Graphic content; What’s driving the risk rally? Central Banks
28th February 2019
Financial markets in December shocked many investors; the S&P 500, a bellwether for global stock markets, fell around 9%, its worst month since October 2008, the peak of the Global Financial Crisis. This capped off a terrible year for most asset classes, especially risky assets such as stocks and corporate bonds.
Fast-forward a couple of months, and things have changed – the risk party is back – goldilocks has returned. In a remarkable reversal of fortunes, in January the S&P returned around 8%, one of its best months since the financial crisis, and the index has been positive again in February, returning around 3.5%. The dip has been bought.

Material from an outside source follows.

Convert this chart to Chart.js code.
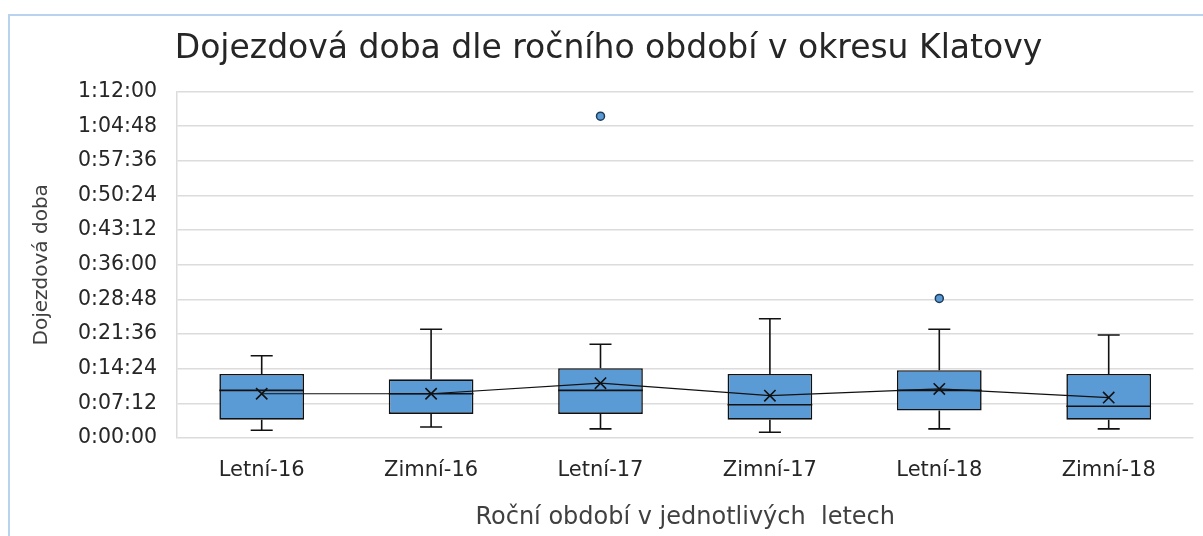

What explains this sharp reversal? One could argue that it’s positive political developments: the US shutdown has ended, while a China-US trade deal seems ever closer. However, we believe that the real driver is a more familiar friend: central banks. The Federal Reserve made an almost 180-degree turn on its policy, while over in Europe the European Central Bank has also become more dovish, lowering their outlook while also discussing potential further easing via longer-term refinancing operations (LTRO). Markets repriced monetary policy going forward, and this was most acute in the US, where implied rates for 2020, for example, have moved a staggering 90bp lower; that is almost four hikes being taken out. Investors in risky assets have said ‘thank you very much’.
The chart below nicely highlights how violently markets have repriced rate expectations since November 2018. While in the short term the rate market may have overreacted, there is little doubt in our minds that we are at the end of the rate-hiking cycle. We have gone from a series of hikes to the current pause. We believe the next big theme will be rate cuts.